El proyecto de ley sobre Fiscalía General de la Nación, enviado por el Poder Ejecutivo al Parlamento el 5 de marzo de este año, pretende satisfacer una antigua aspiración de académicos, operadores del sistema judicial y políticos, mediante la constitución de un servicio descentralizado con competencia en el ejercicio del Ministerio Público y Fiscal. Esto se enmarca en un proceso de modificación de normas procesales, inserto en una tendencia regional.

Ese proyecto está a estudio de la Comisión de Constitución, Códigos, Legislación y Administración de la Cámara de Representantes, donde todavía no existe un acuerdo absoluto al respecto y se han ensayado diversos análisis de mérito, de juridicidad y políticos.

No obstante, el Estado, ese Leviatán tan arrogante, comienza a mostrar su desconcierto ante algunas incertidumbres que envuelven la discusión -sutilmente anónima- sobre asuntos que consideraba más firmes e incuestionables. La incertidumbre a la que nos referimos no se debe, estrictamente, una discusión elemental y sensata, sino que evidencia el cristal con el que procesan algunos actores políticos este tipo de iniciativas.

Al día de la fecha, el Ministerio Público y Fiscal es una unidad ejecutora del Ministerio de Educación y Cultura (MEC). Su jerarca máximo, unipersonal, es el fiscal de Corte y Procurador General de la Nación, que, de aprobarse el proyecto, pasaría a ser director del servicio descentralizado.

Algunos legisladores han insistido en la necesidad de que la máxima jerarquía de ese servicio sea pluripersonal, con tres directores en vez de uno. Se fundan en alegaciones vinculadas con la legitimidad democrática de las decisiones. Sin embargo, no existe otro argumento que el de la “cuota política”.

A nuestro modo de ver, la posición ensayada es francamente insostenible por dos motivos principales.

En primer lugar, la creación de un organismo colegiado responde a una voluntad política de representación de mayorías y minorías que politiza la dirección de la Fiscalía. Paradójicamente, la reforma, al igual que en todos los países de la región, tiende a un máximo grado de autonomía del poder político. La mayoría especial requerida para la designación y destitución constituyen la principal garantía de la representatividad y legitimidad democrática en nuestro sistema republicano.

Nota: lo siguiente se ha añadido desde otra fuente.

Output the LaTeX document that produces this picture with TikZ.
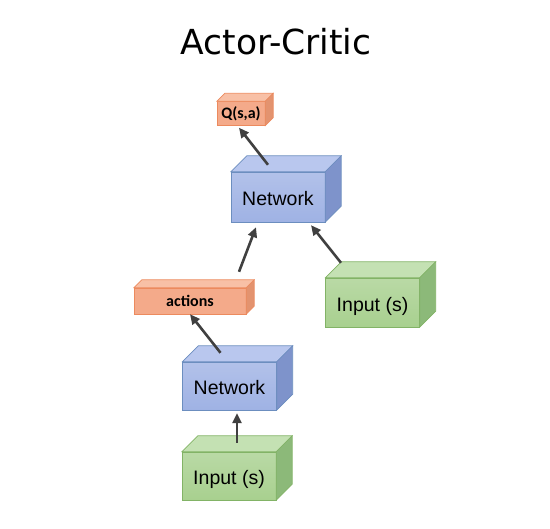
\documentclass[tikz,border=0pt]{standalone}
\usepackage{fontspec}
\setmainfont{Liberation Sans}
\newfontfamily\titlefont{DejaVu Sans}
\newfontfamily\labelfont{Carlito}
\usetikzlibrary{arrows.meta,calc}

\definecolor{netfront}{HTML}{9FB2E4}
\definecolor{nettop}{HTML}{B9C7EE}
\definecolor{netside}{HTML}{7E93CB}
\definecolor{netline}{HTML}{6C8EBF}
\definecolor{infront}{HTML}{A8D08F}
\definecolor{intop}{HTML}{C4E1B3}
\definecolor{inside}{HTML}{8CB979}
\definecolor{inline}{HTML}{82B366}
\definecolor{outfront}{HTML}{F4AA8A}
\definecolor{outtop}{HTML}{F8C0A6}
\definecolor{outside}{HTML}{E3936F}
\definecolor{outline}{HTML}{EC8A5E}
\definecolor{arrowgray}{HTML}{404040}

\tikzset{
	netbox/.style={draw=netline,top color=netfront!80!white,bottom color=netfront,
		minimum width=94pt,minimum height=48pt,inner sep=0pt,text height=18pt,text depth=0pt,
		font=\fontsize{19.5}{20}\selectfont},
	inbox/.style={draw=inline,top color=infront!80!white,bottom color=infront,
		minimum width=94pt,minimum height=48pt,inner sep=0pt,text height=18pt,text depth=0pt,
		font=\fontsize{19.5}{20}\selectfont},
	outbox/.style={draw=outline,fill=outfront,
		minimum height=24pt,inner sep=0pt,font=\labelfont\bfseries\fontsize{16}{17}\selectfont},
	arr/.style={-{Triangle[length=10pt,width=9pt]},draw=arrowgray,line width=2.6pt}
}

% top and side faces of a box
\newcommand{\boxdepth}[5]{%
	\fill[#3,draw=#5,line width=0.6pt] (#1.north west) -- ++(#2,-#2) -- ($(#1.north east)+(#2,-#2)$) -- (#1.north east) -- cycle;
	\fill[#4,draw=#5,line width=0.6pt] (#1.north east) -- ++(#2,-#2) -- ($(#1.south east)+(#2,-#2)$) -- (#1.south east) -- cycle;
}

\begin{document}
\begin{tikzpicture}[x=1pt,y=-1pt]
\useasboundingbox (0,0) rectangle (550,529);

\node[font=\titlefont\fontsize{34.5}{36}\selectfont] (title) at (276,42) {Actor-Critic};

\node[outbox,minimum width=48pt] (qval) at (241,113.5) {Q(s,a)};
\boxdepth{qval}{8}{outtop}{outside}{outline}
\node[netbox,minimum height=50pt] (critic) at (278,197) {Network};
\boxdepth{critic}{16}{nettop}{netside}{netline}
\node[outbox,minimum width=112pt,minimum height=26pt] (actions) at (190,301) {actions};
\boxdepth{actions}{8}{outtop}{outside}{outline}
\node[inbox,minimum height=49pt] (state) at (372.5,302.5) {Input (s)};
\boxdepth{state}{16}{intop}{inside}{inline}
\node[netbox] (actor) at (229.5,386) {Network};
\boxdepth{actor}{16}{nettop}{netside}{netline}
\node[inbox] (input) at (229,476) {Input (s)};
\boxdepth{input}{16}{intop}{inside}{inline}

% connectors
\draw[arr] ($(input.north)+(8,-9)$) -- ($(actor.south)+(7.5,3)$);
\draw[arr] ($(actor.north)+(-9,-9)$) -- (actions.south);
\draw[arr] ($(actions.north)+(49,-16)$) -- ($(critic.south)+(-22,5)$);
\draw[arr] ($(state.north)+(-31.5,-15)$) -- ($(critic.south)+(33,3)$);
\draw[arr] ($(critic.north)+(-10,-7)$) -- ($(qval.south)+(-2,2)$);
\end{tikzpicture}
\end{document}
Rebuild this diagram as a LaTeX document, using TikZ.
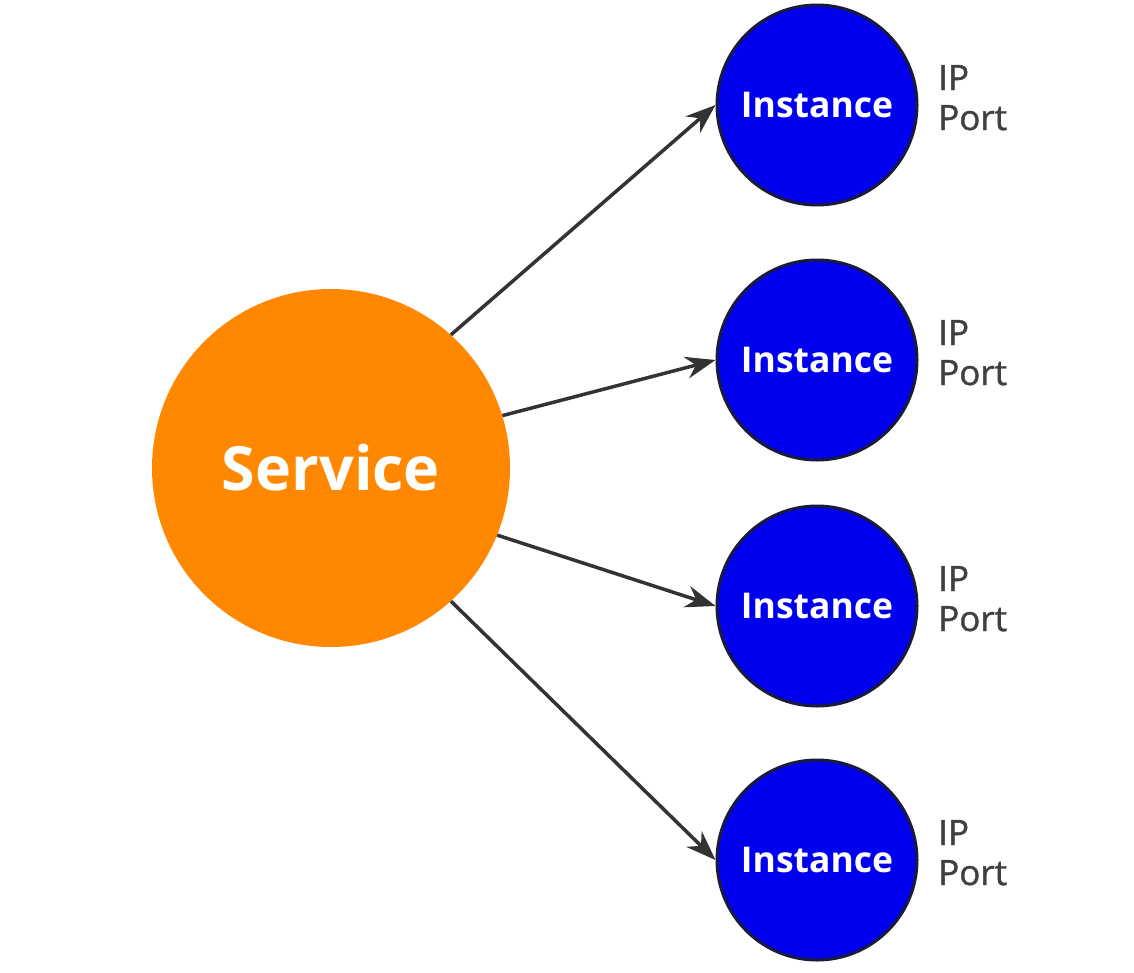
\documentclass[tikz,border=0pt]{standalone}
\usepackage{fontspec}
\setmainfont{Open Sans}
\newfontfamily\lblfont[FakeBold=1.2]{Open Sans}
\usetikzlibrary{arrows.meta}
\definecolor{svcorange}{HTML}{FF8800}
\definecolor{instblue}{HTML}{0000EE}
\definecolor{instedge}{HTML}{1A1A3A}
\definecolor{arrowgray}{HTML}{333333}
\definecolor{labelgray}{HTML}{404040}
\tikzset{
  svc/.style={circle, fill=svcorange, draw=none, minimum size=358pt, inner sep=0pt,
    text=white, font=\fontsize{61}{70}\selectfont\bfseries},
  inst/.style={circle, fill=instblue, draw=instedge, line width=3pt, minimum size=200pt, inner sep=0pt,
    text=white, font=\fontsize{35.5}{40}\selectfont\bfseries},
  lbl/.style={anchor=base west, inner sep=0pt, text=labelgray, font=\fontsize{35}{40}\lblfont},
  conn/.style={draw=arrowgray, line width=3.5pt, -{Stealth[length=30pt,width=22pt]}}
}
\begin{document}
\begin{tikzpicture}[x=1pt,y=-1pt]
\useasboundingbox (0,0) rectangle (1134,972);
\node[svc] (s) at (331,468) {Service};
\node[inst] (i1) at (817,105) {Instance};
\node[inst] (i2) at (817,360) {Instance};
\node[inst] (i3) at (817,606) {Instance};
\node[inst] (i4) at (817,860) {Instance};
\foreach \n/\y in {1/105,2/360,3/606,4/860}{
  \node[lbl] (ip\n) at (938,\y-15) {IP};
  \node[lbl] (port\n) at (938,\y+25) {Port};
}
\draw[conn] (s.48) -- (i1.west);
\draw[conn] (s.17) -- (i2.west);
\draw[conn] (s.-22) -- (i3.west);
\draw[conn] (s.-48) -- (i4.west);
\end{tikzpicture}
\end{document}
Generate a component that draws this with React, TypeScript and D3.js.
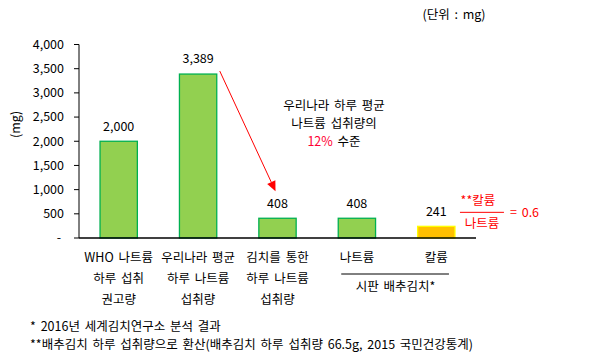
import React from 'react';
import * as d3 from 'd3';

// chart data
const categories = ['who', 'avg', 'kimchi', 'na', 'k'];
const categoryLines = [
    ['WHO 나트륨', '하루 섭취', '권고량'],
    ['우리나라 평균', '하루 나트륨', '섭취량'],
    ['김치를 통한', '하루 나트륨', '섭취량'],
    ['나트륨'],
    ['칼륨']
];
const values = [2000, 3389, 408, 408, 241];
const barKinds = ['na', 'na', 'na', 'na', 'k'];
const yTicks = [0, 500, 1000, 1500, 2000, 2500, 3000, 3500, 4000];
const groupLabel = '시판 배추김치*';
const noteLines = ['우리나라 하루 평균', '나트륨 섭취량의'];
const notes = [
    '* 2016년 세계김치연구소 분석 결과',
    '**배추김치 하루 섭취량으로 환산(배추김치 하루 섭취량 66.5g, 2015 국민건강통계)'
];

const W = 606, H = 359;
const FONT = '"Malgun Gothic", "Noto Sans CJK KR", sans-serif';
const colors = {
    na: { fill: '#92D050', stroke: '#00B050' },
    k: { fill: '#FFC000', stroke: '#FFFF00' }
};

export default function App() {
    const x = d3.scaleBand<string>()
        .domain(categories)
        .range([79, 476])
        .paddingInner(0.53)
        .paddingOuter(0.265);
    const y = d3.scaleLinear().domain([0, 4000]).range([238, 44.5]);
    const fmt = d3.format(',');
    const bw = x.bandwidth();
    const cx = (c: string) => (x(c) as number) + bw / 2;

    // arrow from the average bar to the kimchi bar
    const ax1 = (x('avg') as number) + bw + 3, ay1 = y(3389) - 3;
    const ax2 = cx('kimchi') - 2, ay2 = y(408) - 27;
    const ang = Math.atan2(ay2 - ay1, ax2 - ax1);
    const head = 10, half = 4.5;
    const bx = ax2 - head * Math.cos(ang), by = ay2 - head * Math.sin(ang);
    const headPts = [
        [ax2, ay2],
        [bx + half * Math.sin(ang), by - half * Math.cos(ang)],
        [bx - half * Math.sin(ang), by + half * Math.cos(ang)]
    ].map(p => p.join(',')).join(' ');

    const kRight = (x('k') as number) + bw;
    const fracY = y(241) - 14;

    return (
        <svg width={W} height={H} style={{ position: 'absolute', left: 0, top: 0, background: '#fff' }}
             fontFamily={FONT} fontSize={12.5} wordSpacing={2}>
            {/* unit */}
            <text x={454} y={15} dy="0.35em" textAnchor="middle" fill="#000">(단위 : mg)</text>

            {/* y axis */}
            <text transform={`translate(16,${y(2350)}) rotate(-90)`} dy="0.35em" textAnchor="middle">(mg)</text>
            <line x1={79} x2={79} y1={y(4000)} y2={y(0)} stroke="#000" />
            {yTicks.map(t => (
                <g key={t}>
                    <line x1={74} x2={79} y1={y(t)} y2={y(t)} stroke="#000" />
                    <text x={t === 0 ? 61 : 64} y={y(t)} dy="0.35em" textAnchor="end">{t === 0 ? '-' : fmt(t)}</text>
                </g>
            ))}

            {/* bars */}
            {categories.map((c, i) => (
                <g key={c}>
                    <rect x={x(c)} y={y(values[i])} width={bw} height={y(0) - y(values[i])}
                          fill={colors[barKinds[i]].fill} stroke={colors[barKinds[i]].stroke} strokeWidth={1.3} />
                    <text x={cx(c)} y={y(values[i]) - 15} dy="0.35em" textAnchor="middle">{fmt(values[i])}</text>
                    {categoryLines[i].map((l, j) => (
                        <text key={j} x={cx(c)} y={258 + j * 20.7} dy="0.35em" textAnchor="middle">{l}</text>
                    ))}
                </g>
            ))}
            <line x1={79} x2={476} y1={y(0)} y2={y(0)} stroke="#000" strokeWidth={1.3} />

            {/* group label */}
            <line x1={(x('na') as number) + 3} x2={kRight - 6} y1={274} y2={274} stroke="#000" />
            <text x={(cx('na') + cx('k')) / 2 - 1} y={287} dy="0.35em" textAnchor="middle">{groupLabel}</text>

            {/* annotation */}
            <line x1={ax1} y1={ay1} x2={bx} y2={by} stroke="#FF0000" strokeWidth={1} />
            <polygon points={headPts} fill="#FF0000" />
            {noteLines.map((l, i) => (
                <text key={i} x={334} y={106 + i * 18} dy="0.35em" textAnchor="middle">{l}</text>
            ))}
            <text x={334} y={142} dy="0.35em" textAnchor="middle">
                <tspan fill="#FF0033">12%</tspan> 수준
            </text>

            {/* K / Na ratio */}
            <text x={kRight + 23} y={fracY - 12} dy="0.35em" textAnchor="middle" fill="#FF0000">**칼륨</text>
            <line x1={kRight + 5} x2={kRight + 49} y1={fracY} y2={fracY} stroke="#FF0000" />
            <text x={kRight + 27} y={fracY + 11} dy="0.35em" textAnchor="middle" fill="#FF0000">나트륨</text>
            <text x={kRight + 55} y={fracY} dy="0.35em" fill="#FF0000">= 0.6</text>

            {/* footnotes */}
            {notes.map((n, i) => (
                <text key={i} x={30} y={327 + i * 18} dy="0.35em">{n}</text>
            ))}
        </svg>
    );
}
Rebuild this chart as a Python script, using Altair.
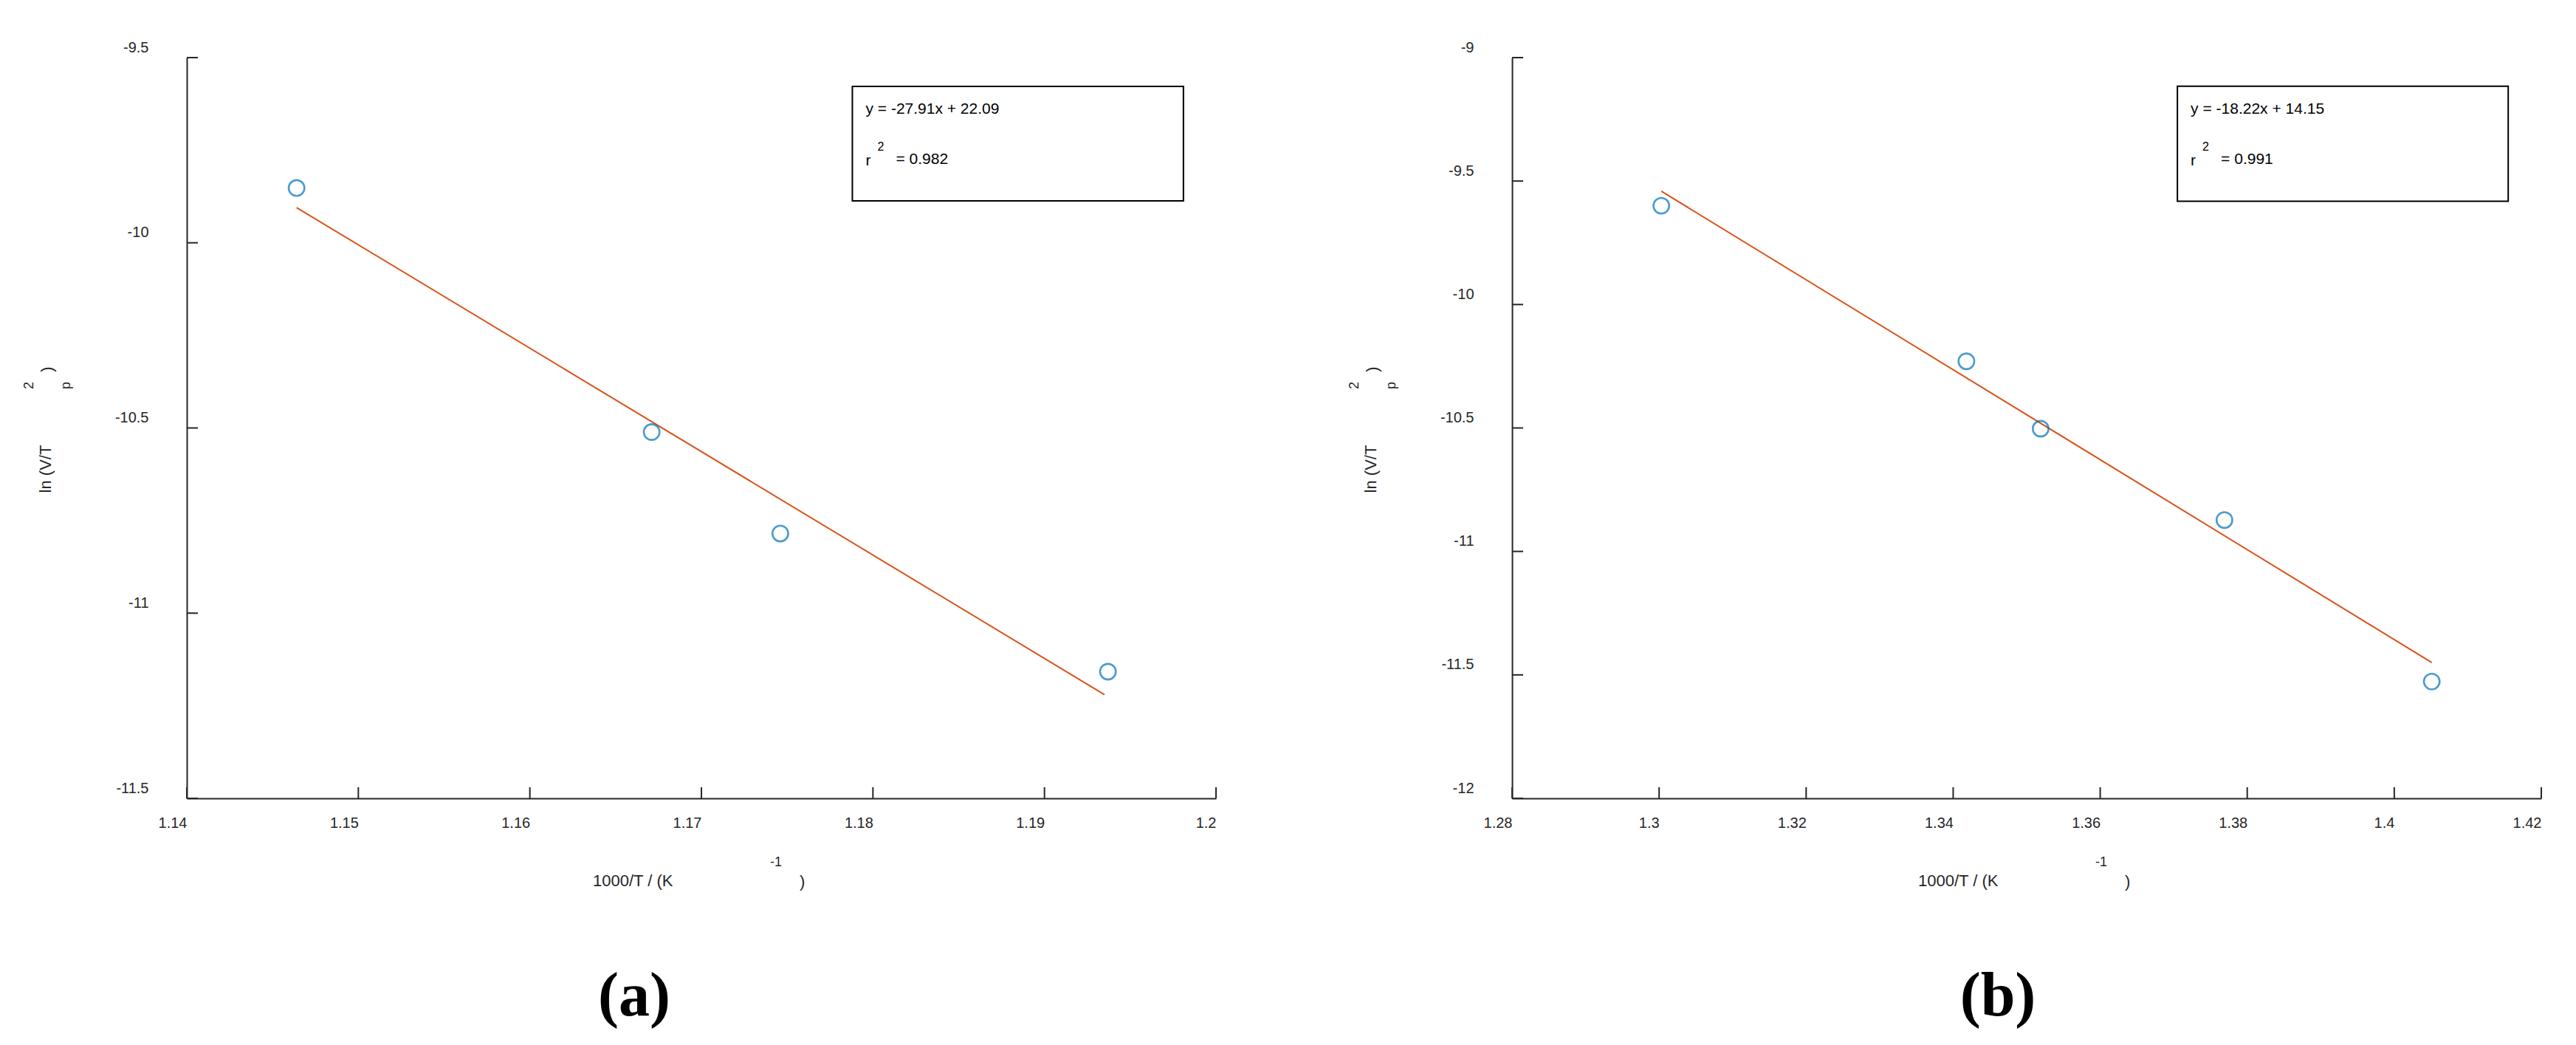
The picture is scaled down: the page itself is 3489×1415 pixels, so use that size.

En segundo término, una solución distinta de la jerarquía unipersonal violentaría la Constitución, cuyo artículo 168, numeral 13, multicitado, establece que el fiscal de Corte y procurador general de la Nación es uno solo. Cualquier alternativa implicaría equiparaciones al director y diferenciaciones entre los fiscales, también inconstitucionales. Otra vez se equivocan los adoradores monoteístas de la Constitución.

Además, una integración pluripersonal afectaría la unidad de acción, condición imprescindible para el funcionamiento de la institución. El reclamo responde a un paradigma contrario del sostenido, y carece por lo tanto de honestidad intelectual.

No han sido pocos quienes han sugerido esta solución. Sin embargo, no consta en actas ni se han formulado declaraciones al respecto. Kant sostenía que “todas las acciones relacionadas con el derecho de otros hombres cuya máxima no puede ser pública son injustas”. Explicitar este nivel de discusión significa poner en evidencia prácticas sombrías que, paso a paso, van deslegitimando y minando nuestro orden republicano.

¿Seremos lo suficientemente esquizofrénicos para condicionar la independencia técnica de los fiscales a la existencia de un cargo para la oposición?